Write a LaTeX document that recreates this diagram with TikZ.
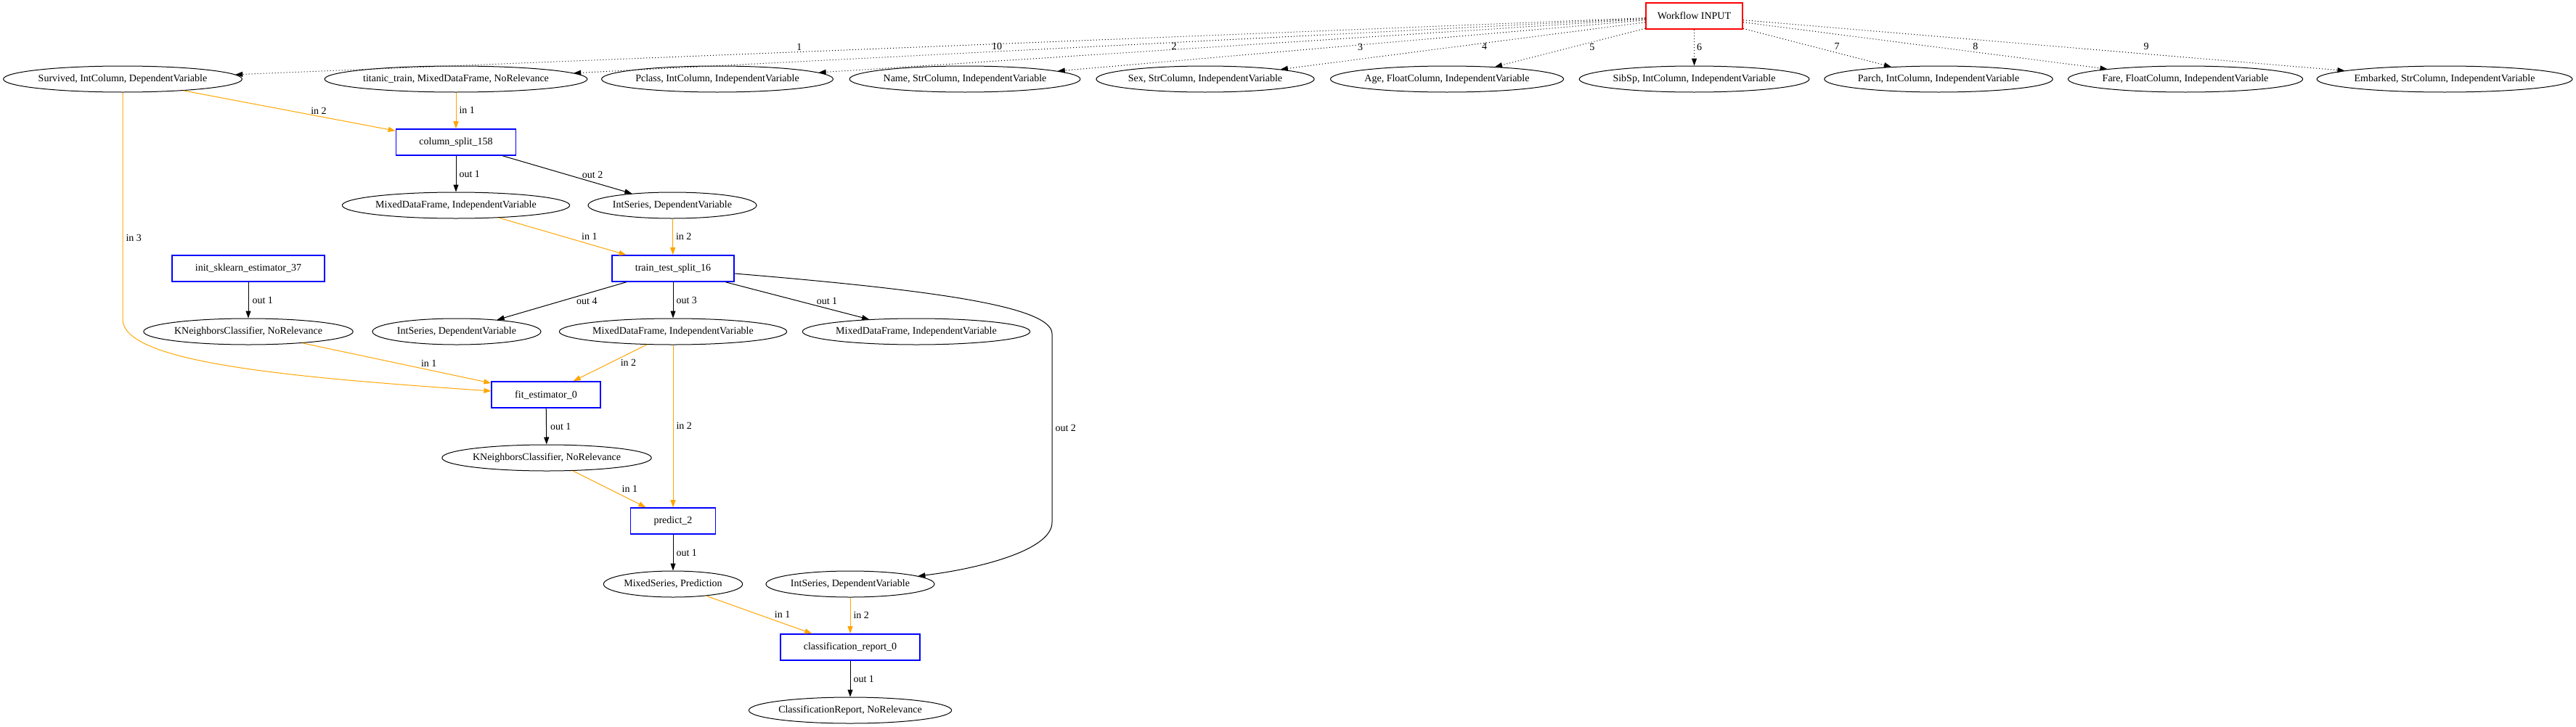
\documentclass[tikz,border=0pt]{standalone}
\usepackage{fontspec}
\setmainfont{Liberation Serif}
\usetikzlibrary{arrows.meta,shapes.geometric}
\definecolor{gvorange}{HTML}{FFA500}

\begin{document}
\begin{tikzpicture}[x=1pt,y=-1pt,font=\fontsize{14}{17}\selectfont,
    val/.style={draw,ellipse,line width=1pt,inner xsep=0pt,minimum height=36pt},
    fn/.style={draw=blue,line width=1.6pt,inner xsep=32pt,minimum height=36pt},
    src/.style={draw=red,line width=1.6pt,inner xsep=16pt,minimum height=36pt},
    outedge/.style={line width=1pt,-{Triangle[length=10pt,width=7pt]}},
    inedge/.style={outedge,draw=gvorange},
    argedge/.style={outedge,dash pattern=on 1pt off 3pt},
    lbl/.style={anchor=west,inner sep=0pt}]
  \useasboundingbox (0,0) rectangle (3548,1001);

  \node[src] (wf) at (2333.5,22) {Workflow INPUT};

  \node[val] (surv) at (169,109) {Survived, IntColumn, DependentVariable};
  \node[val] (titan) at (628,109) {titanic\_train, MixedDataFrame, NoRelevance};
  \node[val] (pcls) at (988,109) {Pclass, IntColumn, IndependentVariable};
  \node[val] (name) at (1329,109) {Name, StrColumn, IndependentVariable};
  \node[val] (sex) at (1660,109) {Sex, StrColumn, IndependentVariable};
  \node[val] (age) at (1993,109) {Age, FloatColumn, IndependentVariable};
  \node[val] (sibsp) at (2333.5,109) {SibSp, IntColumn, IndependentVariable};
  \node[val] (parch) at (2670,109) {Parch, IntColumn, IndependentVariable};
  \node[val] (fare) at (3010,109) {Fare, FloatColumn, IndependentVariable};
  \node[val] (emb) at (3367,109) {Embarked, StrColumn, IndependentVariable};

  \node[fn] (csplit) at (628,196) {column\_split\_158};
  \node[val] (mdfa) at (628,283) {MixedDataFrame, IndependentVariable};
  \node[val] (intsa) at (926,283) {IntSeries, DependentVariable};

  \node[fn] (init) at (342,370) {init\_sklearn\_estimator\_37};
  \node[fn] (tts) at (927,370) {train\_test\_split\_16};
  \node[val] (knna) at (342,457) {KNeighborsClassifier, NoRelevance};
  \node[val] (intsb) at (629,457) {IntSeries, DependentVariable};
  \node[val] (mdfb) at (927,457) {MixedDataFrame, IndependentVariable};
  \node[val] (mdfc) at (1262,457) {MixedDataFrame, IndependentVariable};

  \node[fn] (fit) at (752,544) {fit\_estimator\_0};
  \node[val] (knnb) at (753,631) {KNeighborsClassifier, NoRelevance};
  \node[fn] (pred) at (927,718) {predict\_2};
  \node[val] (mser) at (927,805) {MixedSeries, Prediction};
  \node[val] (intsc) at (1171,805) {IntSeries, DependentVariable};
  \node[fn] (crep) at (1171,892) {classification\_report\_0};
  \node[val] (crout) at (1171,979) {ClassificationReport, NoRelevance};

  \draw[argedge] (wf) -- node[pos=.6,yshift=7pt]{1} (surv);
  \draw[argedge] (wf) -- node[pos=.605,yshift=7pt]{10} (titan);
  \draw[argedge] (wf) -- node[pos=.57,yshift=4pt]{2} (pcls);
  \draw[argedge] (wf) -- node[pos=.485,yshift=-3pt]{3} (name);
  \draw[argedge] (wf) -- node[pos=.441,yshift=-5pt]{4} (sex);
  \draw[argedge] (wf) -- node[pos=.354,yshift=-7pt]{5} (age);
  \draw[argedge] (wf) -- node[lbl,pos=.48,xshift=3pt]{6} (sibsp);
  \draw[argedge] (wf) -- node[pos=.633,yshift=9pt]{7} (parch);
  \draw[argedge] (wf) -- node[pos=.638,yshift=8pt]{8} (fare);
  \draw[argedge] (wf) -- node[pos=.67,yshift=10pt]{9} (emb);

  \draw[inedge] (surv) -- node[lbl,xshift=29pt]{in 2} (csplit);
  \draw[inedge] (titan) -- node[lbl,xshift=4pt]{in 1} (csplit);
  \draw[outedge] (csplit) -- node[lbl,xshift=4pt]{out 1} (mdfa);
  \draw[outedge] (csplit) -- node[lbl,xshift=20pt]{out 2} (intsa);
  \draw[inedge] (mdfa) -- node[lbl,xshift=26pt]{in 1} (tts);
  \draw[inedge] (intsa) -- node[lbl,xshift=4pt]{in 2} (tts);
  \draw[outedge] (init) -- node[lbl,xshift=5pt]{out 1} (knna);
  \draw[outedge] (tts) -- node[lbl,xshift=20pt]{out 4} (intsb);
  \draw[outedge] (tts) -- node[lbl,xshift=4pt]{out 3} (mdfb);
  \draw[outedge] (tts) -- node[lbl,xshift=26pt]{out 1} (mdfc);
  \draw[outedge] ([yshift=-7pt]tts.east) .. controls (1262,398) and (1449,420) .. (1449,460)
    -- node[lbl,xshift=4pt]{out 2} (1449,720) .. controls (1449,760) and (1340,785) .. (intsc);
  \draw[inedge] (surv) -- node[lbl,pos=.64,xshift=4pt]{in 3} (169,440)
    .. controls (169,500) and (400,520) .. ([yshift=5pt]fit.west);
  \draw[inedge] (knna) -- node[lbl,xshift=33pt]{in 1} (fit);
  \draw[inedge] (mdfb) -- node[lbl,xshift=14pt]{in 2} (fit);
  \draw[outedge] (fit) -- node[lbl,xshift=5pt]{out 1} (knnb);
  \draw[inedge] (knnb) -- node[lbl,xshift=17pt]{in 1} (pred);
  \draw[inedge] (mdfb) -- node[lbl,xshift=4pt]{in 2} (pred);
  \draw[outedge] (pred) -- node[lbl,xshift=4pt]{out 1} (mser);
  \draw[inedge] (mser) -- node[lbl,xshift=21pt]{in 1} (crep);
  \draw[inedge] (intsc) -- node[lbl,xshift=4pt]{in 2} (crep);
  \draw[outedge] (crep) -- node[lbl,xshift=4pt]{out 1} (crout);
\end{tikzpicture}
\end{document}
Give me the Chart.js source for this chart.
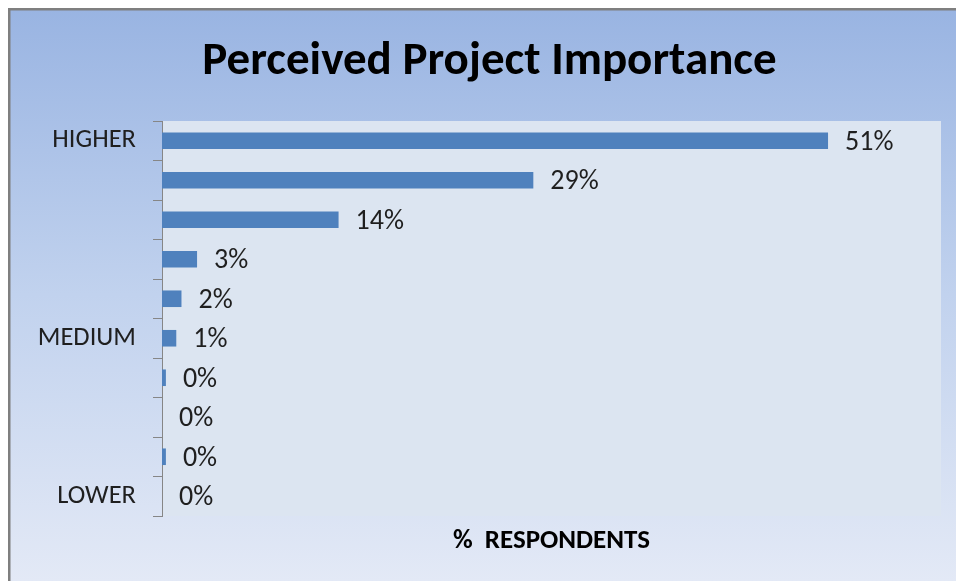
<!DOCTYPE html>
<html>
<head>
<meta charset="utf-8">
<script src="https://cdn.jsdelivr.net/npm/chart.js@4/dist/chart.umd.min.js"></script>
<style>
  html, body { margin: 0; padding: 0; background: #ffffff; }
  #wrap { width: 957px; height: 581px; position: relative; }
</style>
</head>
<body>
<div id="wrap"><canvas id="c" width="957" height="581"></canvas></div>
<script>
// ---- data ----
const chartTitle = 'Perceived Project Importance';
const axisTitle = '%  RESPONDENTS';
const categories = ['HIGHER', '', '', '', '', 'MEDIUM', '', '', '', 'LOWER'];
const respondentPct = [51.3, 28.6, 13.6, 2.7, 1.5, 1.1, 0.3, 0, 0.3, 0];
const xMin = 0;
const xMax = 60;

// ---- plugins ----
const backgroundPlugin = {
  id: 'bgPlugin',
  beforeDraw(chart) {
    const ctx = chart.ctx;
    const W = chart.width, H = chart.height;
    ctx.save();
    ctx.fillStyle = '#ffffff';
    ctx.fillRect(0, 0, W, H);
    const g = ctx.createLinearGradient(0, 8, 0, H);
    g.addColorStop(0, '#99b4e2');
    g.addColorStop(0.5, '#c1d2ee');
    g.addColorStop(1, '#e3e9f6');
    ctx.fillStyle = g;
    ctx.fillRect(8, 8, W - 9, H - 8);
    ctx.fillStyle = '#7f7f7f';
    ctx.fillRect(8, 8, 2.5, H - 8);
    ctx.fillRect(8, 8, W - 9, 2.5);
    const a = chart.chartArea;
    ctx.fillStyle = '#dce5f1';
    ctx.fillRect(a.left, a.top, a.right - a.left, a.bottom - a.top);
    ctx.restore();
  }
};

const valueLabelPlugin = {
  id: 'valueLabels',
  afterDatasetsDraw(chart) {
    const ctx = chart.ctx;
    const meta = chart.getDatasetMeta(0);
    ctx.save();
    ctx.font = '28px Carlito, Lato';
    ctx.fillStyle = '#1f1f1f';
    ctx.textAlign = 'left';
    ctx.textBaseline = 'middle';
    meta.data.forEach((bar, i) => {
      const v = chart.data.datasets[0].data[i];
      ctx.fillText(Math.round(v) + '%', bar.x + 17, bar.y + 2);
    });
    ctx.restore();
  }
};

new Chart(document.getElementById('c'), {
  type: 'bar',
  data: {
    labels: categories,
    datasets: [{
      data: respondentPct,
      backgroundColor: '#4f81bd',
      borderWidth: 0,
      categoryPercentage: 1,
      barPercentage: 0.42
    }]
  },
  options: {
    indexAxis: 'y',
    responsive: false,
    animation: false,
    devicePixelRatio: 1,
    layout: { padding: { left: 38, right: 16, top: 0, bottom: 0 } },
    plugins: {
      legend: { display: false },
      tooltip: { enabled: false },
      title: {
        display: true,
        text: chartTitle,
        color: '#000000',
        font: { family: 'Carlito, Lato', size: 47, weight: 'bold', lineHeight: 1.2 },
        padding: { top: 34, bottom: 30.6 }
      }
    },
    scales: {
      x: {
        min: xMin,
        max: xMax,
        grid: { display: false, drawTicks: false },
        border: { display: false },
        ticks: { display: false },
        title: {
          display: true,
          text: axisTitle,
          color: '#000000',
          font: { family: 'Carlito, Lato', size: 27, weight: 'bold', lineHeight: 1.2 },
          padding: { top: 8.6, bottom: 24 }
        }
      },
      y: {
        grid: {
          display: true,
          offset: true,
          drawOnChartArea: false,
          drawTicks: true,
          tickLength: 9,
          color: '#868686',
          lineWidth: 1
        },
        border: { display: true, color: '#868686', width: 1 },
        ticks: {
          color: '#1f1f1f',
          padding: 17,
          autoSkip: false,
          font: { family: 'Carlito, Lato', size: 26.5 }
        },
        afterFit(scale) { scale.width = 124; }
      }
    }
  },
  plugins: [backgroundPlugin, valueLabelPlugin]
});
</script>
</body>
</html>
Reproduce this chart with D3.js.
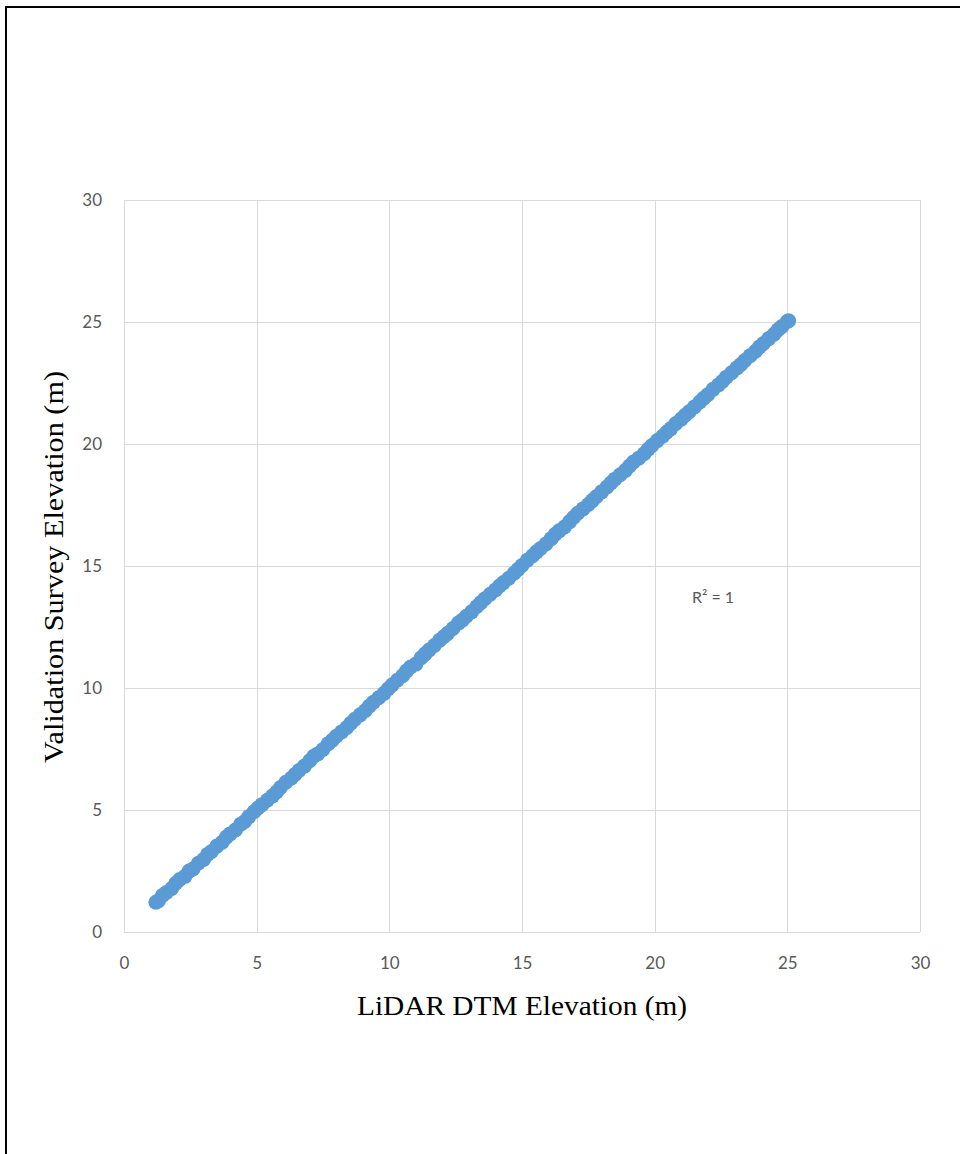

__Aim__:
Without the pictures, copy the entries from their first line through the line containing "(wf) at (2333.5,22)", and only those lines.

__Exercise output__:
Write a LaTeX document that recreates this diagram with TikZ.
\documentclass[tikz,border=0pt]{standalone}
\usepackage{fontspec}
\setmainfont{Liberation Serif}
\usetikzlibrary{arrows.meta,shapes.geometric}
\definecolor{gvorange}{HTML}{FFA500}

\begin{document}
\begin{tikzpicture}[x=1pt,y=-1pt,font=\fontsize{14}{17}\selectfont,
    val/.style={draw,ellipse,line width=1pt,inner xsep=0pt,minimum height=36pt},
    fn/.style={draw=blue,line width=1.6pt,inner xsep=32pt,minimum height=36pt},
    src/.style={draw=red,line width=1.6pt,inner xsep=16pt,minimum height=36pt},
    outedge/.style={line width=1pt,-{Triangle[length=10pt,width=7pt]}},
    inedge/.style={outedge,draw=gvorange},
    argedge/.style={outedge,dash pattern=on 1pt off 3pt},
    lbl/.style={anchor=west,inner sep=0pt}]
  \useasboundingbox (0,0) rectangle (3548,1001);

  \node[src] (wf) at (2333.5,22) {Workflow INPUT};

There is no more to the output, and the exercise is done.